What to produce — Give an exact copy of every line, leaving images out.
────────────────────
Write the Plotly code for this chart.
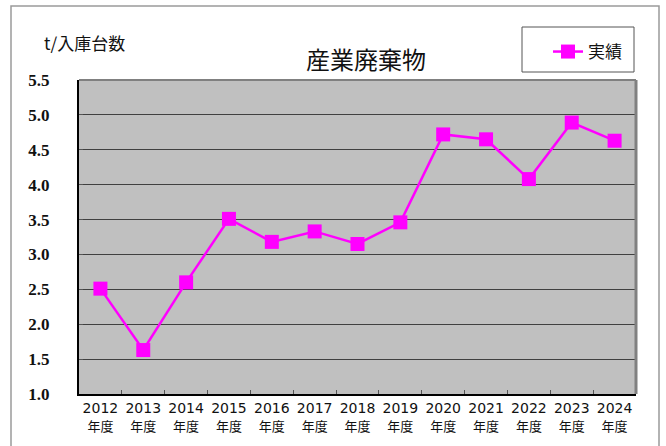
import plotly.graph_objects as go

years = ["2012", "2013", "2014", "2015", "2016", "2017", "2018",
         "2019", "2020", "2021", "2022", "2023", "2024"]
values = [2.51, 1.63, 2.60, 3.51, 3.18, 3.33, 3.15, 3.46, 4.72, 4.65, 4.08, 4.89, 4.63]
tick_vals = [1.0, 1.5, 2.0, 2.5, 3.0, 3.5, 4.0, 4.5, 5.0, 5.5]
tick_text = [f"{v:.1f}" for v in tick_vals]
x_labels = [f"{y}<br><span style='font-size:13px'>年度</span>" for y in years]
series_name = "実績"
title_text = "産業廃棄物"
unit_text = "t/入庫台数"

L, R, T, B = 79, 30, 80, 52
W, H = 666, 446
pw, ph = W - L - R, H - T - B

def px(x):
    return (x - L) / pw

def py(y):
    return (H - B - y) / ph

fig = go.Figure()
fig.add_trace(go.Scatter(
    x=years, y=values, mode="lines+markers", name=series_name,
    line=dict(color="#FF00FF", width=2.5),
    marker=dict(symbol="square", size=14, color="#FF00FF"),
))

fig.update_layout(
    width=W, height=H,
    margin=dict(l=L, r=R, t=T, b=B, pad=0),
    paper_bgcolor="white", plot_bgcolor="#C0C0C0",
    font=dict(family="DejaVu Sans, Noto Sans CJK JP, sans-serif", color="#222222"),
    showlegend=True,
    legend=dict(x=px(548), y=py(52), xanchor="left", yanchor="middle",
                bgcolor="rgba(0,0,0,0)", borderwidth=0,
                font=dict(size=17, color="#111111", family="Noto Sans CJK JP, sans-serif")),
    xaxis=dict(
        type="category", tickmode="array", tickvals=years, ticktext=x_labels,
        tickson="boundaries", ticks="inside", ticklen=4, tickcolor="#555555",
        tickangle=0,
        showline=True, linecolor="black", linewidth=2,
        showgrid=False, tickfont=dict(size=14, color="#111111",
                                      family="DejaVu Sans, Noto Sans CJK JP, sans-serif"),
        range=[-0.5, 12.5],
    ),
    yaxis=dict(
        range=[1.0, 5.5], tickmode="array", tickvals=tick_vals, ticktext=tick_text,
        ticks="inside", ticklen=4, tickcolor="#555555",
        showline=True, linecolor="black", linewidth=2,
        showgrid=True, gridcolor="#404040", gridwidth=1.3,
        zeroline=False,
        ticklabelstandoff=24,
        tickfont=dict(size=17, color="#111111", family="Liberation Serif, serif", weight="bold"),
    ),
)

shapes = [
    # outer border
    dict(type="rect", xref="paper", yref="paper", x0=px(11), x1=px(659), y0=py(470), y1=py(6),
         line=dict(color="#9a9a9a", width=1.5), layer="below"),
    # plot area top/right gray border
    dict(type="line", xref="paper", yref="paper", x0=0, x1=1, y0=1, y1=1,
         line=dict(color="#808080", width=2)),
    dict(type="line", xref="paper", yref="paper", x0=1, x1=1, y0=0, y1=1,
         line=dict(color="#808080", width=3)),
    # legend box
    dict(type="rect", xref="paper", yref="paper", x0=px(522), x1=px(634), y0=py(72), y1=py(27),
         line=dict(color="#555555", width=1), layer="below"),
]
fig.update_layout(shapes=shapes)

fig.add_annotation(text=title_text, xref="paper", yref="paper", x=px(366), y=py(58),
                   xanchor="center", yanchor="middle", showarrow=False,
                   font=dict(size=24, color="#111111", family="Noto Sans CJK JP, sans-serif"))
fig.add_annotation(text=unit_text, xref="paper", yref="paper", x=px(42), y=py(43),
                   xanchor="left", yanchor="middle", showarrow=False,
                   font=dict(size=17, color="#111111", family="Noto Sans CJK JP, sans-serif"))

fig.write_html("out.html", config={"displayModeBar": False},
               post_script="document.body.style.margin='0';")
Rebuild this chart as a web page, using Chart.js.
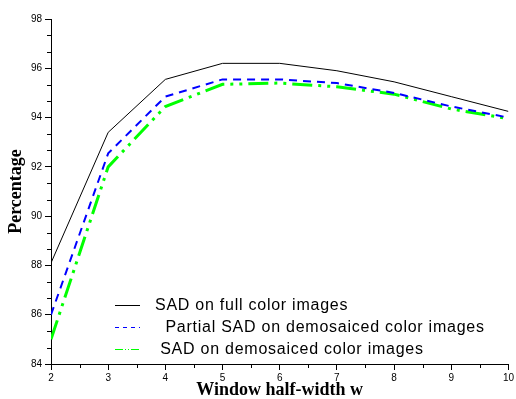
────────────────────
Answer to this task —
Write the Plotly code for this chart.
import plotly.graph_objects as go

years = ["2012", "2013", "2014", "2015", "2016", "2017", "2018",
         "2019", "2020", "2021", "2022", "2023", "2024"]
values = [2.51, 1.63, 2.60, 3.51, 3.18, 3.33, 3.15, 3.46, 4.72, 4.65, 4.08, 4.89, 4.63]
tick_vals = [1.0, 1.5, 2.0, 2.5, 3.0, 3.5, 4.0, 4.5, 5.0, 5.5]
tick_text = [f"{v:.1f}" for v in tick_vals]
x_labels = [f"{y}<br><span style='font-size:13px'>年度</span>" for y in years]
series_name = "実績"
title_text = "産業廃棄物"
unit_text = "t/入庫台数"

L, R, T, B = 79, 30, 80, 52
W, H = 666, 446
pw, ph = W - L - R, H - T - B

def px(x):
    return (x - L) / pw

def py(y):
    return (H - B - y) / ph

fig = go.Figure()
fig.add_trace(go.Scatter(
    x=years, y=values, mode="lines+markers", name=series_name,
    line=dict(color="#FF00FF", width=2.5),
    marker=dict(symbol="square", size=14, color="#FF00FF"),
))

fig.update_layout(
    width=W, height=H,
    margin=dict(l=L, r=R, t=T, b=B, pad=0),
    paper_bgcolor="white", plot_bgcolor="#C0C0C0",
    font=dict(family="DejaVu Sans, Noto Sans CJK JP, sans-serif", color="#222222"),
    showlegend=True,
    legend=dict(x=px(548), y=py(52), xanchor="left", yanchor="middle",
                bgcolor="rgba(0,0,0,0)", borderwidth=0,
                font=dict(size=17, color="#111111", family="Noto Sans CJK JP, sans-serif")),
    xaxis=dict(
        type="category", tickmode="array", tickvals=years, ticktext=x_labels,
        tickson="boundaries", ticks="inside", ticklen=4, tickcolor="#555555",
        tickangle=0,
        showline=True, linecolor="black", linewidth=2,
        showgrid=False, tickfont=dict(size=14, color="#111111",
                                      family="DejaVu Sans, Noto Sans CJK JP, sans-serif"),
        range=[-0.5, 12.5],
    ),
    yaxis=dict(
        range=[1.0, 5.5], tickmode="array", tickvals=tick_vals, ticktext=tick_text,
        ticks="inside", ticklen=4, tickcolor="#555555",
        showline=True, linecolor="black", linewidth=2,
        showgrid=True, gridcolor="#404040", gridwidth=1.3,
        zeroline=False,
        ticklabelstandoff=24,
        tickfont=dict(size=17, color="#111111", family="Liberation Serif, serif", weight="bold"),
    ),
)

shapes = [
    # outer border
    dict(type="rect", xref="paper", yref="paper", x0=px(11), x1=px(659), y0=py(470), y1=py(6),
         line=dict(color="#9a9a9a", width=1.5), layer="below"),
    # plot area top/right gray border
    dict(type="line", xref="paper", yref="paper", x0=0, x1=1, y0=1, y1=1,
         line=dict(color="#808080", width=2)),
    dict(type="line", xref="paper", yref="paper", x0=1, x1=1, y0=0, y1=1,
         line=dict(color="#808080", width=3)),
    # legend box
    dict(type="rect", xref="paper", yref="paper", x0=px(522), x1=px(634), y0=py(72), y1=py(27),
         line=dict(color="#555555", width=1), layer="below"),
]
fig.update_layout(shapes=shapes)

fig.add_annotation(text=title_text, xref="paper", yref="paper", x=px(366), y=py(58),
                   xanchor="center", yanchor="middle", showarrow=False,
                   font=dict(size=24, color="#111111", family="Noto Sans CJK JP, sans-serif"))
fig.add_annotation(text=unit_text, xref="paper", yref="paper", x=px(42), y=py(43),
                   xanchor="left", yanchor="middle", showarrow=False,
                   font=dict(size=17, color="#111111", family="Noto Sans CJK JP, sans-serif"))

fig.write_html("out.html", config={"displayModeBar": False},
               post_script="document.body.style.margin='0';")
Rebuild this chart as a web page, using Chart.js.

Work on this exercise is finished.